Filed under BCS/Playoffs, It's Just Bidness, SEC Football

14 responses to “Devaluing the regular season

  1. jermaine's dye

    But are college football fans suddenly going to stop attending games and turn off their television sets because there’s a legitimate post-season format?

  2. Dante

    I’m not exactly clear how the last game or two of the season not having playoff implications could possibly less interesting than Georgia playing Louisiana-Layfayette. I’ll believe schools are concerned with the value of the regular seaonson when the Floridas of the world stop scheduling cupcake-o-rama to give them a better shot at a BCS bowl.

  3. Mr. Georgia Football Returns

    College football is a “what have you done lately” entity. The answer, in UGA terms, is “not much.”

    Not won SEC since 2005

    Not won NC since 1980

    Not won over FL since 07, before that 04 before that 1997

    Writers are voting for proven teams

    UGA has shown a decline in performance over the last 2 years

    After # 1 ranking preseason 2008, UGA has Lost 8 of the next 26

    69 % Win Percentage is NOT GOOD enough to be a highly ranked team

    QB play will have to be better

    We also Lost 6 of the previous 26 before the last 2 years you so aptly describe, in the 2 years before that.

    We are in decline the last 4 years for the # 11 program all-time in 1-A wins to find 18 teams who we have not done better than.

    We face a tough schedule the season after this 2010 season, the 2011 season and face it losing 15 seniors and 4-5 juniors – nearly all the starters we lose after this season.

    Of course, it doesn’t help that we # 1 Fulmer Cup and 1-3 vs 4 sorry vols teams the last 4 years

    We are # 3 in Fulmer Cup All-Time now which started after the 2005 season, as well.

    We have a LOSING RECORD at Sanford Stadium the last 4 years vs SEC East teams, and there was NOT 1 single highly considered team among any of the games.

  4. Chuck

    I was surprised at some of the differentials. For example, UGA had a $500k edge over Bama in FB revenue, but about a $7 million edge in profit. No wonder Bama wins: they spend more of their money on the product.

    On the other hand, we had $7.2 million in BB revenues and less than $1 million in BB profit, which makes me ask: What did we spend all that money on?

    • Macallanlover

      Heck of a question regarding BB. UGA’s spending in bounce ball certainly wasn’t on facilities, nor apparently on successfully bringing in talent.

    • ugafan

      I’m not an econ whiz so this may be a stupid question but how does Bama’s spending more money help them win? Unless they’re buying athletes i don’t see it. And if you’re talking about paying for a better Coach, Richt is 1 of the winningest Coaches out there. Will paying him more make him better? I kinda doubt it.

      Again, no offense, just trying to understand your answer.

      • Macallanlover

        It doesn’t necessarily make them any better.
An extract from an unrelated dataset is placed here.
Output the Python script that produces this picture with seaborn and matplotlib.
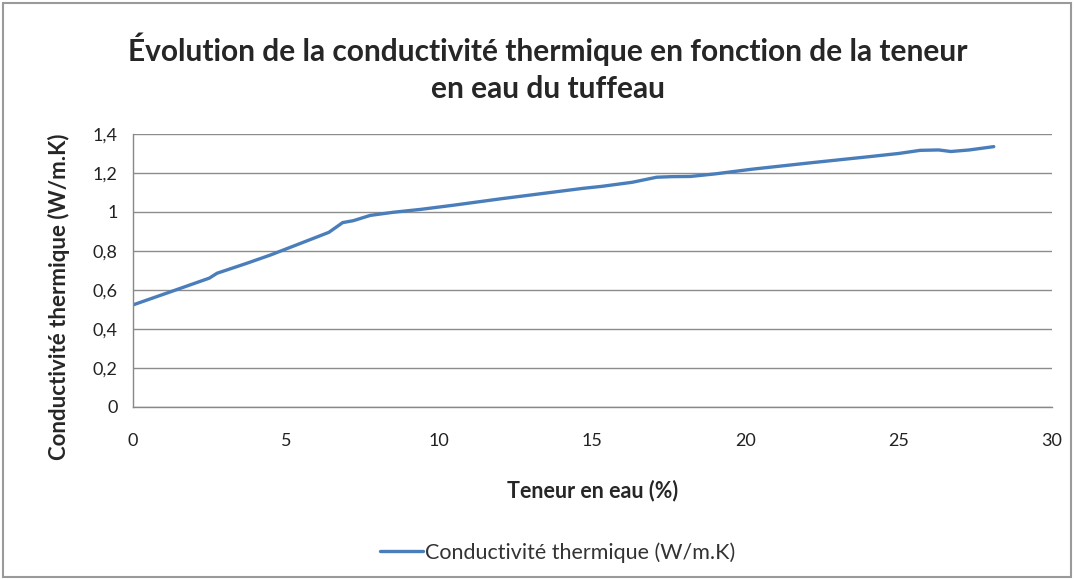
import matplotlib
matplotlib.use("Agg")
import matplotlib.pyplot as plt
import seaborn as sns
import pandas as pd
from matplotlib.patches import Rectangle

# teneur en eau (%) et conductivité thermique (W/m.K)
teneur = [0, 1.2, 2.5, 2.75, 3.7, 4.5, 5.5, 6.4, 6.85, 7.2, 7.75, 8.5, 9.4,
          10.5, 12, 13.5, 14.7, 15.3, 16.3, 17.1, 17.6, 18.2, 19, 20.2, 22,
          24, 25, 25.7, 26.3, 26.7, 27.3, 28.1]
conductivite = [0.522, 0.588, 0.66, 0.685, 0.735, 0.779, 0.84, 0.895, 0.945,
                0.955, 0.982, 0.998, 1.013, 1.035, 1.067, 1.097, 1.121, 1.131,
                1.152, 1.178, 1.181, 1.182, 1.195, 1.219, 1.25, 1.283, 1.30,
                1.316, 1.318, 1.31, 1.318, 1.335]

y_ticks = [0, 0.2, 0.4, 0.6, 0.8, 1.0, 1.2, 1.4]
y_labels = ["0", "0,2", "0,4", "0,6", "0,8", "1", "1,2", "1,4"]
x_ticks = [0, 5, 10, 15, 20, 25, 30]

serie = "Conductivité thermique (W/m.K)"
df = pd.DataFrame({"x": teneur, "y": conductivite})

sns.set_style("white")
plt.rcParams["font.family"] = ["Lato", "DejaVu Sans"]

fig = plt.figure(figsize=(10.74, 5.79), dpi=100)
ax = fig.add_axes([0.1236, 0.2976, 0.8559, 0.471])

sns.lineplot(data=df, x="x", y="y", ax=ax, color="#4A7EBB", linewidth=2.4,
             label=serie)

ax.set_xlim(0, 30)
ax.set_ylim(0, 1.4)
ax.set_xticks(x_ticks)
ax.set_xticklabels([str(t) for t in x_ticks])
ax.set_yticks(y_ticks)
ax.set_yticklabels(y_labels)
ax.tick_params(axis="both", labelsize=13, colors="#222222", length=5,
               width=1, direction="out", color="#888888", pad=6)
ax.tick_params(axis="x", pad=14)
ax.yaxis.grid(True, color="#8c8c8c", linewidth=1)
ax.set_axisbelow(True)
for s in ["top", "right"]:
    ax.spines[s].set_visible(False)
for s in ["left", "bottom"]:
    ax.spines[s].set_color("#888888")
    ax.spines[s].set_linewidth(1)

ax.set_xlabel("Teneur en eau (%)", fontsize=15.5, fontweight="bold", labelpad=22)
ax.set_ylabel(serie, fontsize=16, fontweight="bold")
ax.yaxis.set_label_coords(-0.068, 0.403)

fig.text(0.51, 0.915, "Évolution de la conductivité thermique en fonction de la teneur",
         ha="center", va="center", fontsize=21.5, fontweight="bold")
fig.text(0.51, 0.847, "en eau du tuffeau",
         ha="center", va="center", fontsize=21.5, fontweight="bold")

leg = ax.legend(loc="center", bbox_to_anchor=(0.462, -0.535), frameon=False,
                fontsize=15.5, handlelength=2.0, handletextpad=0.1)
for t in leg.get_texts():
    t.set_color("#333333")

fig.patches.append(Rectangle((0.003, 0.003), 0.994, 0.992,
                             transform=fig.transFigure, fill=False,
                             edgecolor="#9a9a9a", linewidth=1.5))

plt.savefig("out.png", dpi=100)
I suspect the biggest difference is the money Bama has spent expanding their stadium to increase capacity twice in the past 5 years. It will now seat over 100K, which can give the impression it is better. (despite the dump that Neyland is, some (particularly teenagers)consider it special just because it once seated 103K. The fact many of those fans had to stand, or sit sideways, to inflate the capacity numbers didn’t get factored in by recruits or media.

        I also think Saban makes about a million more per year than CMR, they may have more administrators, fly a fancier plane, etc. Without analyzing the expenses and efficiencies, or seeing the numbers over a longer period of time to level out the capital spending, you just cannot draw too many conclusions. I even heard they gave their DC a huge raise recently. (:

  5. I just watched a rerun of last year’s Auburn game. I especially watched the players returning this year. We all know about the starters returning on Offense but I was pleasantly surprised at the # of players on Defense we have returning. I counted at least 7 that made plays while Auburn was making their last drive. The Dawgs do have a lot of talent returning.